(Written instruction)
Exactly as written, quote every line that follows, skipping the images.

---------------

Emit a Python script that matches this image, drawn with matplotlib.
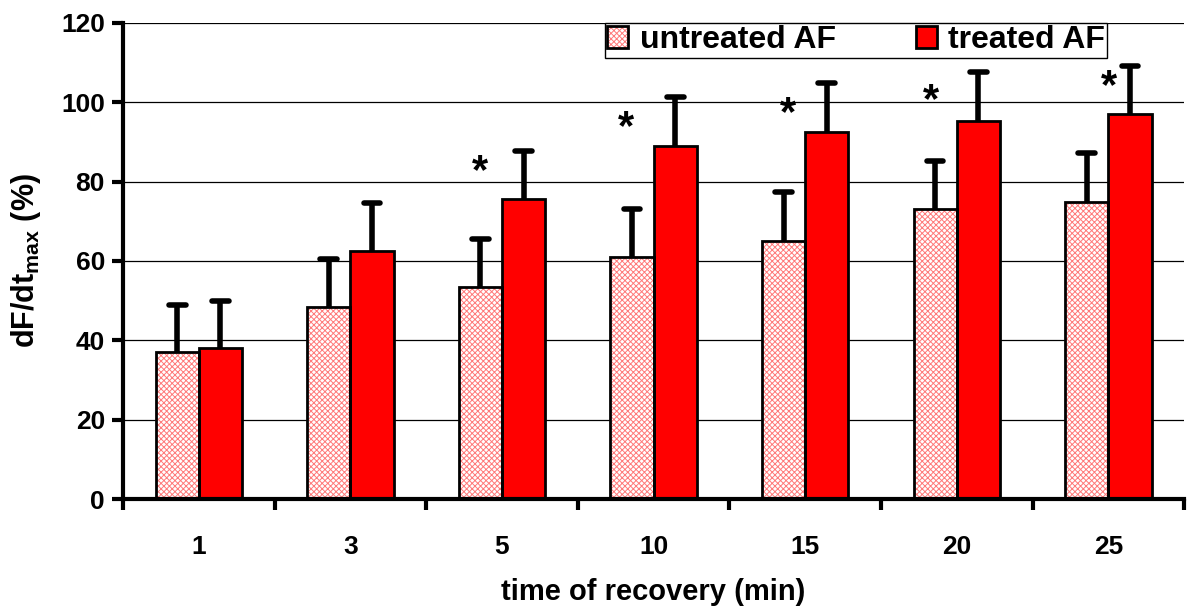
import numpy as np
import matplotlib
matplotlib.use('Agg')
import matplotlib.pyplot as plt
from matplotlib.legend_handler import HandlerTuple

plt.rcParams['font.family'] = ['Liberation Sans', 'DejaVu Sans']
plt.rcParams['font.weight'] = 'bold'
plt.rcParams['mathtext.fontset'] = 'custom'
plt.rcParams['mathtext.rm'] = 'Liberation Sans:bold'
plt.rcParams['mathtext.bf'] = 'Liberation Sans:bold'
plt.rcParams['hatch.linewidth'] = 0.7

# 恢复时间点 (min)
times = ['1', '3', '5', '10', '15', '20', '25']
# 未处理组 / 处理组 均值与误差
untreated = [37.0, 48.5, 53.4, 61.0, 65.1, 73.2, 74.8]
untreated_err = [12.0, 12.0, 12.2, 12.2, 12.2, 12.0, 12.3]
treated = [38.0, 62.6, 75.7, 89.0, 92.5, 95.3, 97.0]
treated_err = [12.0, 12.1, 12.1, 12.2, 12.2, 12.2, 12.2]
# 显著性标记 (None 表示不显著) 的高度和水平偏移
star_y = [None, None, 83.8, 95.0, 98.4, 101.8, 105.2]
star_dx = [0, 0, 0, -0.04, 0.03, -0.03, 0.15]

x = np.arange(len(times))
w = 0.285
pink = '#ff7a7a'

fig = plt.figure(figsize=(11.87, 6.08), dpi=100)
ax = fig.add_axes([0.1036, 0.179, 0.894, 0.7837])

ax.set_axisbelow(True)
ax.yaxis.grid(True, color='black', linewidth=0.9)

# 网纹柱: 先画粉色网纹，再叠黑色边框
hb = ax.bar(x - w / 2, untreated, w, color='white', edgecolor=pink, linewidth=0,
            hatch='xxxxxx', zorder=2)
ob = ax.bar(x - w / 2, untreated, w, fill=False, edgecolor='black', linewidth=2,
            zorder=2.1)
tb = ax.bar(x + w / 2, treated, w, color='#ff0000', edgecolor='black', linewidth=2,
            zorder=2)

# 只画向上的误差线
cw = 0.055
for xs, m, e in [(x - w / 2, untreated, untreated_err), (x + w / 2, treated, treated_err)]:
    top = np.array(m) + np.array(e)
    ax.vlines(xs, m, top, colors='black', linewidth=4, zorder=1)
    caps = ax.hlines(top, xs - cw, xs + cw, colors='black', linewidth=4, zorder=1)
    caps.set_capstyle('round')

for i, sy in enumerate(star_y):
    if sy is not None:
        # '*' 字形偏上，往下挪一点
        ax.text(x[i] - w / 2 + star_dx[i], sy - 1.5, '*', ha='center', va='center',
                fontsize=30, fontweight='bold')

ax.set_xlim(-0.5, len(times) - 0.5)
ax.set_ylim(0, 120)
ax.set_yticks(np.arange(0, 121, 20))

# 类别边界上的刻度，标签放在类别中心
ax.set_xticks(np.arange(-0.5, len(times), 1.0))
ax.set_xticklabels([])
ax.set_xticks(x, minor=True)
ax.set_xticklabels(times, minor=True)
ax.tick_params(axis='x', which='major', length=8, width=3, direction='out')
ax.tick_params(axis='x', which='minor', length=0, pad=26, labelsize=19)
ax.tick_params(axis='y', length=8, width=3, direction='out', pad=5, labelsize=19)

for side in ['top', 'right']:
    ax.spines[side].set_visible(False)
for side in ['left', 'bottom']:
    ax.spines[side].set_linewidth(3)

ax.set_xlabel('time of recovery (min)', fontsize=21, fontweight='bold')
ax.xaxis.set_label_coords(0.5, -0.195)
ax.xaxis.label.set_va('center')
ax.set_ylabel(r'dF/dt$_\mathrm{max}$ (%)', fontsize=22, fontweight='bold')
ax.yaxis.set_label_coords(-0.091, 0.5)
ax.yaxis.label.set_va('center')

leg = ax.legend([(hb[0], ob[0]), tb[0]], ['untreated AF', 'treated AF'],
                handler_map={tuple: HandlerTuple(ndivide=1)},
                loc='upper right', bbox_to_anchor=(0.9275, 1.0), ncol=2,
                fontsize=23, frameon=True, fancybox=False, borderaxespad=0,
                handlelength=0.66, handleheight=0.66, handletextpad=0.35,
                columnspacing=2.5, borderpad=0.08)
leg.get_frame().set_edgecolor('black')
leg.get_frame().set_linewidth(1)
leg.get_frame().set_alpha(1)

fig.savefig('out.png', dpi=100)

---------------

(Task response)
Emit a Python script that matches this image, drawn with matplotlib.
import numpy as np
import matplotlib
matplotlib.use('Agg')
import matplotlib.pyplot as plt
from matplotlib.legend_handler import HandlerTuple

plt.rcParams['font.family'] = ['Liberation Sans', 'DejaVu Sans']
plt.rcParams['font.weight'] = 'bold'
plt.rcParams['mathtext.fontset'] = 'custom'
plt.rcParams['mathtext.rm'] = 'Liberation Sans:bold'
plt.rcParams['mathtext.bf'] = 'Liberation Sans:bold'
plt.rcParams['hatch.linewidth'] = 0.7

# 恢复时间点 (min)
times = ['1', '3', '5', '10', '15', '20', '25']
# 未处理组 / 处理组 均值与误差
untreated = [37.0, 48.5, 53.4, 61.0, 65.1, 73.2, 74.8]
untreated_err = [12.0, 12.0, 12.2, 12.2, 12.2, 12.0, 12.3]
treated = [38.0, 62.6, 75.7, 89.0, 92.5, 95.3, 97.0]
treated_err = [12.0, 12.1, 12.1, 12.2, 12.2, 12.2, 12.2]
# 显著性标记 (None 表示不显著) 的高度和水平偏移
star_y = [None, None, 83.8, 95.0, 98.4, 101.8, 105.2]
star_dx = [0, 0, 0, -0.04, 0.03, -0.03, 0.15]

x = np.arange(len(times))
w = 0.285
pink = '#ff7a7a'

fig = plt.figure(figsize=(11.87, 6.08), dpi=100)
ax = fig.add_axes([0.1036, 0.179, 0.894, 0.7837])

ax.set_axisbelow(True)
ax.yaxis.grid(True, color='black', linewidth=0.9)

# 网纹柱: 先画粉色网纹，再叠黑色边框
hb = ax.bar(x - w / 2, untreated, w, color='white', edgecolor=pink, linewidth=0,
            hatch='xxxxxx', zorder=2)
ob = ax.bar(x - w / 2, untreated, w, fill=False, edgecolor='black', linewidth=2,
            zorder=2.1)
tb = ax.bar(x + w / 2, treated, w, color='#ff0000', edgecolor='black', linewidth=2,
            zorder=2)

# 只画向上的误差线
cw = 0.055
for xs, m, e in [(x - w / 2, untreated, untreated_err), (x + w / 2, treated, treated_err)]:
    top = np.array(m) + np.array(e)
    ax.vlines(xs, m, top, colors='black', linewidth=4, zorder=1)
    caps = ax.hlines(top, xs - cw, xs + cw, colors='black', linewidth=4, zorder=1)
    caps.set_capstyle('round')

for i, sy in enumerate(star_y):
    if sy is not None:
        # '*' 字形偏上，往下挪一点
        ax.text(x[i] - w / 2 + star_dx[i], sy - 1.5, '*', ha='center', va='center',
                fontsize=30, fontweight='bold')

ax.set_xlim(-0.5, len(times) - 0.5)
ax.set_ylim(0, 120)
ax.set_yticks(np.arange(0, 121, 20))

# 类别边界上的刻度，标签放在类别中心
ax.set_xticks(np.arange(-0.5, len(times), 1.0))
ax.set_xticklabels([])
ax.set_xticks(x, minor=True)
ax.set_xticklabels(times, minor=True)
ax.tick_params(axis='x', which='major', length=8, width=3, direction='out')
ax.tick_params(axis='x', which='minor', length=0, pad=26, labelsize=19)
ax.tick_params(axis='y', length=8, width=3, direction='out', pad=5, labelsize=19)

for side in ['top', 'right']:
    ax.spines[side].set_visible(False)
for side in ['left', 'bottom']:
    ax.spines[side].set_linewidth(3)

ax.set_xlabel('time of recovery (min)', fontsize=21, fontweight='bold')
ax.xaxis.set_label_coords(0.5, -0.195)
ax.xaxis.label.set_va('center')
ax.set_ylabel(r'dF/dt$_\mathrm{max}$ (%)', fontsize=22, fontweight='bold')
ax.yaxis.set_label_coords(-0.091, 0.5)
ax.yaxis.label.set_va('center')

leg = ax.legend([(hb[0], ob[0]), tb[0]], ['untreated AF', 'treated AF'],
                handler_map={tuple: HandlerTuple(ndivide=1)},
                loc='upper right', bbox_to_anchor=(0.9275, 1.0), ncol=2,
                fontsize=23, frameon=True, fancybox=False, borderaxespad=0,
                handlelength=0.66, handleheight=0.66, handletextpad=0.35,
                columnspacing=2.5, borderpad=0.08)
leg.get_frame().set_edgecolor('black')
leg.get_frame().set_linewidth(1)
leg.get_frame().set_alpha(1)

fig.savefig('out.png', dpi=100)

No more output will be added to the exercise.